Je crois parfois que, même si nous devons participer, il est juste de prôner et de soutenir que nous avons mené de bonnes négociations pour le pays. Nous avons réussi. Tous les premiers ministres provinciaux conviendraient que les dernières négociations ont été fructueuses, même si vous n’êtes pas d’accord.
Je n’ai entendu aucune question, sénateur Yussuff. Vous voulez lancer un débat pour déterminer si les négociations ont été fructueuses. Je dis que non. Vous dites que oui.
Vous avez dit : « Eh bien, ne le croyez-vous pas? » Non, je ne le pense pas. C’est pour cette raison que j’ai dit tout ce que j’ai dit tout à l’heure.
Vous avez dit : « Avec tout le respect que je vous dois. » Je vais dire la même chose, sénateur Yussuff. Avec tout le respect que je vous dois, je pense que nous avons un premier ministre faible. Je pense qu’il doit être remplacé.
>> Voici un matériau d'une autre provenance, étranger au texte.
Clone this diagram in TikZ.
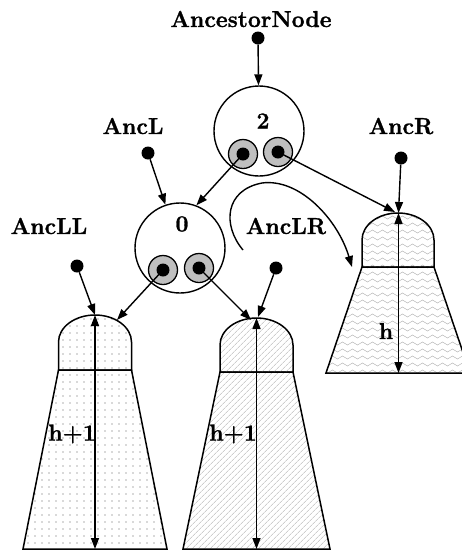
\documentclass[tikz,border=0pt]{standalone}
\usepackage{fontspec}
\setmainfont{Latin Modern Roman}[BoldFeatures={FakeBold=1.2}]
\usetikzlibrary{arrows.meta,patterns,patterns.meta}
\pgfdeclarepatternformonly{mywaves}{\pgfqpoint{-1pt}{-1pt}}{\pgfqpoint{11pt}{8pt}}{\pgfqpoint{10pt}{7pt}}{%
  \pgfsetlinewidth{0.5pt}%
  \pgfpathmoveto{\pgfqpoint{0pt}{3.5pt}}%
  \pgfpathcurveto{\pgfqpoint{1.7pt}{5.5pt}}{\pgfqpoint{3.3pt}{5.5pt}}{\pgfqpoint{5pt}{3.5pt}}%
  \pgfpathcurveto{\pgfqpoint{6.7pt}{1.5pt}}{\pgfqpoint{8.3pt}{1.5pt}}{\pgfqpoint{10pt}{3.5pt}}%
  \pgfusepath{stroke}}
\begin{document}
\begin{tikzpicture}[x=1pt,y=-1pt,
  lbl/.style={font=\fontsize{23}{26}\selectfont\bfseries, inner sep=0pt},
  bigc/.style={circle, draw, line width=1.4pt, minimum size=90pt, inner sep=0pt},
  ptr/.style={circle, draw, line width=1.3pt, fill=gray!50, minimum width=27pt, minimum height=29pt, inner sep=0pt},
  bdot/.style={circle, fill=black, inner sep=0pt, minimum size=13pt},
  arr/.style={line width=1.4pt, -{Triangle[length=11pt,width=8pt]}},
  darr/.style={line width=1.4pt, {Triangle[length=11pt,width=8pt]}-{Triangle[length=11pt,width=8pt]}},
  tree/.style={line width=1.5pt, draw, pattern color=gray!60}]
\useasboundingbox (0,0) rectangle (462,550);

% trees
\path[tree, pattern={Dots[radius=0.8pt,distance=7pt]}] (58.5,370) -- (131.5,370) -- (167,549) -- (23,549) -- cycle;
\path[tree, pattern={Dots[radius=0.8pt,distance=7pt]}] (58.5,370) -- (58.5,342) .. controls (58.5,327.1) and (74.9,315) .. (95,315) .. controls (115.1,315) and (131.5,327.1) .. (131.5,342) -- (131.5,370) -- cycle;

\path[tree, pattern={Lines[angle=45,distance=4pt,line width=0.6pt]}] (220,372) -- (293,372) -- (330,549) -- (183,549) -- cycle;
\path[tree, pattern={Lines[angle=45,distance=4pt,line width=0.6pt]}] (220,372) -- (220,345) .. controls (220,330.1) and (236.4,318) .. (256.5,318) .. controls (276.6,318) and (293,330.1) .. (293,345) -- (293,372) -- cycle;

\path[tree, pattern=mywaves] (362,267) -- (434,267) -- (470,373) -- (326,373) -- cycle;
\path[tree, pattern=mywaves] (362,267) -- (362,240) .. controls (362,225.1) and (378.1,213) .. (398,213) .. controls (417.9,213) and (434,225.1) .. (434,240) -- (434,267) -- cycle;

\coordinate (ltop) at (95,315);
\coordinate (lbot) at (95,549);
\coordinate (mtop) at (256.5,318);
\coordinate (mbot) at (256.5,549);
\coordinate (rtop) at (398.5,213);
\coordinate (rbot) at (398.5,373);
\coordinate (ldome) at (117,320);
\coordinate (mdome) at (251,320);
\coordinate (mtip) at (258,317);
\coordinate (rtip) at (395,212);

\draw[darr] (ltop) -- (lbot);
\draw[darr] (mtop) -- (mbot);
\draw[darr] (rtop) -- (rbot);

% labels
\node[lbl] (tAN) at (251,19) {AncestorNode};
\node[lbl] (tL) at (133,126) {AncL};
\node[lbl] (tR) at (401,126) {AncR};
\node[lbl] (tLL) at (49,226) {AncLL};
\node[lbl] (tLR) at (286,226) {AncLR};
\node[lbl, anchor=east] (th1) at (96,434) {h+1};
\node[lbl, anchor=east] (th2) at (257,434) {h+1};
\node[lbl] (th) at (386,331) {h};

% node circles
\node[bigc] (c2) at (259,131) {};
\node[lbl] (n2) at (263,121) {2};
\node[bigc] (c0) at (180,248) {};
\node[lbl] (n0) at (182,224) {0};

\node[ptr] (p2l) at (243,154) {};
\node[bdot] (i2l) at (243,154) {};
\node[ptr] (p2r) at (278,152) {};
\node[bdot] (i2r) at (278,152) {};
\node[ptr] (p0l) at (163,270) {};
\node[bdot] (i0l) at (163,270) {};
\node[ptr] (p0r) at (199,268) {};
\node[bdot] (i0r) at (199,268) {};

% free dots
\node[bdot] (dAN) at (258,38) {};
\node[bdot] (dL) at (148,153) {};
\node[bdot] (dR) at (401,158) {};
\node[bdot] (dLL) at (77,266) {};
\node[bdot] (dLR) at (276,268) {};

% connectors
\draw[arr] (dAN) -- (c2);
\draw[arr] (dL) -- (c0);
\draw[arr] (i2l.center) -- (c0.69);
\draw[arr] (i2r.center) -- (rtip);
\draw[arr] (dR) -- (rtop);
\draw[arr] (dLL) -- (ltop);
\draw[arr] (i0l.center) -- (ldome);
\draw[arr] (i0r.center) -- (mdome);
\draw[arr] (dLR) -- (mtip);

\coordinate (cs) at (243,250);
\coordinate (ce) at (352,267);
\draw[arr] (cs) .. controls (222,225) and (225,190) .. (262,183) .. controls (300,178) and (338,220) .. (ce);
\end{tikzpicture}
\end{document}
Je pense que le président élu n’a pas caché que certaines choses allaient changer. Soit nous changeons, soit nous serons laissés pour compte. Ils sont nos plus grands partenaires commerciaux.
Est-ce que nous avons des choses qu’ils veulent? Absolument. Ce n’est pas une voie à sens unique, et le président élu le sait. Nous devons toutefois être en position de force.
Je ne crois pas, sénateur Yussuff, que le premier ministre possède les qualités que vous voyez en lui; personnellement, je ne les vois tout simplement pas. Je préférerais que ce soit Pierre Poilievre qui négocie avec Donald Trump plutôt que la tête en l’air irresponsable qui nous dirige en ce moment. Je suis désolé. J’espère avoir fait le tour de la question.